We'll address the case of negative cycles 
after we're done with the algorithm. 
Suppose for now there isn't one. 
So what then are the subproblems going to 
be? 
Well it's going to be quite analogous to 
Bellman-Ford. 
In Bellman-Ford we were solving a single 
source shortest path problem so we needed 
to compute something for each 
destination. 
So that gave us a linear number of 
sub-problems and then for a given 
destination we had this parameter I 
controlling the edge budget. 
So that was another linear factor, so we 
had a quadratic number of subproblems. 
Here it's going to be the same except we 
also have to range over our own origin. 
So we're going to get a cubic number of 
subproblems, specifically a choice for 
the origin, N choices, a choice for the 
destination, that's N more choices plus. 
Which prefix of vertices we're allowed to 
use. 
So that's still another N choices. 
So cubic total. 
So now we focus on an optimal solution to 
this sub problem. 
By which I mean amongst all paths which 
begin at the vertex I, end at the vertex 
J, and strictly in between I and J, as 
internal nodes contain only vertices from 
one through K. 
Amongst all those paths look at the one 
with the shortest length. 
And because we're looking at the case of 
no negative cycles, we can assume that 
this path has no cycles. 
It's a cycle free path. 
So rather than state the conclusion of 
the optimal substructure lemma right now, 
let me just make sure you understand what 
one of these sub-problems is. 
So, lets suppose that the origin is the 
vertex that we've, aren't labelled 
arbitrarily seventeen, the destination J 
is the vertex we've labelled ten, and 
let's suppose K at the moment is only 
five. 
Consider the following graph. 
Imagine this is a little piece of some 
much bigger graph. 
Now I hope it's clear what the shortest 
path is between seventeen and ten. 
It's the bottom two hop path, that path 
has total length minus twenty. 
On the other hand, for the sub problem 
we're dealing with, K equals five. 
So what that means is we have this extra 
constraint on which vertices can we can 
use in the middle of our paths. 
Now to be clear, this constraint K at 
most five that can't apply to origin of 
the destination. 
Right? 
I is 17, J is 10, both of those are 
bigger than five, but we don't care. 
Obviously, any path from I to J, has to 
include both the vertices I and J. 
So the constraint only applies to 
vertices in the middle of the path. 
But, this bottom two hot path, 
unfortunately makes use of the node 
seven. 
So that path does not obey the 
constraint, it is not at most five, so 
that path is disallowed. 
Can not use it. 
Therefore, the shortest path from 
seventeen to ten, that makes use of only 
the first five The five labeled vertices 
as intermediate ones would be the top 
three hot path, which has the bigger 
length of three. 
Oay, so I hope it's clear what a c- 
sub-problem corresponds to. 
It corresponds to a choice of I, the 
origin. 
That's again just some vertex labeled 
something from one to N. 
Similarly there's a choice of the 
destination, some other vertex J which is 
labeled something from one to N. 
And then there's a choice of the bound K. 

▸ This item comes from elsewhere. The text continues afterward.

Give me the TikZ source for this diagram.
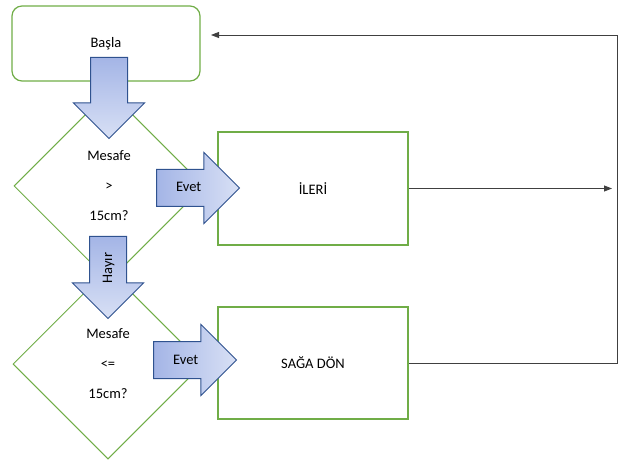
\documentclass[tikz,border=0pt]{standalone}
\usepackage{fontspec}
\setmainfont{Carlito}
\usetikzlibrary{shapes.geometric,shapes.arrows,arrows.meta}
\definecolor{boxgreen}{HTML}{70AD47}
\definecolor{arrowblue}{HTML}{2F528F}
\definecolor{arrowdark}{HTML}{A4B5E6}
\definecolor{arrowlight}{HTML}{D8E0F5}
\definecolor{linegray}{HTML}{404040}

\begin{document}
\begin{tikzpicture}[x=1pt,y=-1pt,font=\fontsize{14.5}{17}\selectfont]

	\tikzstyle{start}=[draw=boxgreen,line width=1.2pt,rounded corners=10pt,
		minimum width=188pt,minimum height=75pt]
	\tikzstyle{decision}=[diamond,draw=boxgreen,line width=1pt,
		minimum width=190pt,minimum height=190pt,inner sep=0pt,
		align=center,font=\fontsize{14.5}{30}\selectfont]
	\tikzstyle{process}=[draw=boxgreen,line width=2pt,
		minimum width=190pt,minimum height=112pt]
	\tikzstyle{block}=[single arrow,draw=arrowblue,line width=1pt,
		single arrow head extend=17pt,minimum height=83pt,minimum width=70pt,
		text height=10pt,text depth=2pt,inner ysep=12pt,inner xsep=4pt,
		anchor=tail]
	\tikzstyle{blockright}=[block,left color=arrowdark,right color=arrowlight]
	\tikzstyle{blockdown}=[block,top color=arrowdark,bottom color=arrowlight,
		shape border rotate=180,rotate=90]
	\tikzstyle{flow}=[draw=linegray,line width=0.9pt,
		-{Triangle[length=8pt,width=6pt]}]

	\useasboundingbox (0,0) rectangle (638,468);

	\node[start]				(basla)		at (106,43.5)	{Başla};
	\node[decision]				(mesafe1)	at (109,186)	{Mesafe\\>\\15cm?};
	\node[decision]				(mesafe2)	at (108,364)	{Mesafe\\<=\\15cm?};
	\node[process,minimum height=113pt]	(ileri)	at (313,188.5)	{İLERİ};
	\node[process]				(saga)		at (313,363)	{SAĞA DÖN};

	\node[blockdown,minimum height=81pt]	(ok1)	at (109,57)	{};
	\node[blockright]			(evet1)		at (156,188)	{Evet};
	\node[blockdown,minimum height=82pt]	(hayir)	at (108,236)	{Hayır};
	\node[blockright]			(evet2)		at (153,360)	{Evet};

	\coordinate (ileriend)	at (612,188);
	\coordinate (donus)		at (617,35);
	\coordinate (baslaend)	at (211,35);

	\draw[flow] (ileri.east) -- (ileri.east -| ileriend);
	\draw[flow] (saga.east) -| (donus) -- (baslaend);

\end{tikzpicture}
\end{document}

Which governs which vertices you're 
permitted to use internal to your path. 
So again the constraint doesn't apply to 
the end points, just the vertices in 
between the end points. 
And in the subproblem the choice of K 
says you can only use vertices one 
through K, internal to your paths. 
So hopefully that makes sense, let's move 
on to the full statement of the optimal 
substructure lema. 
All right, so this is actually going to 
be one of the simpler optimal 
substructural lemma that we've seen in a 
while. 
We're back to the glory days of only two 
cases. 
The first is trivial, if the shortest 
path from I to J using only vertices one 
through K as intermediaries doesn't even 
bother to use the vertex K, well then it 
better well be a shortest path from I to 
J that uses internal nodes only from one 
to K-1. 
Now it's in case two it's going to be 
apparent what a great idea ordering the 
vertices looking at prefixes. 
The vertices is when you're considering 
the all pairs version of the shortest 
path problem. 
Suppose this path P from I to J does 
indeed use the vertex K in the middle. 
Well than we can think of the path P as 
comprising two sub paths. 
The first path P1 which starts at I and 
goes to the vertex K. 
And then a path P2 which starts at K and 
goes to the destination J. 
Now here's what's cool. 
So on this path P the internal nodes 
between I and J all lie in one through K. 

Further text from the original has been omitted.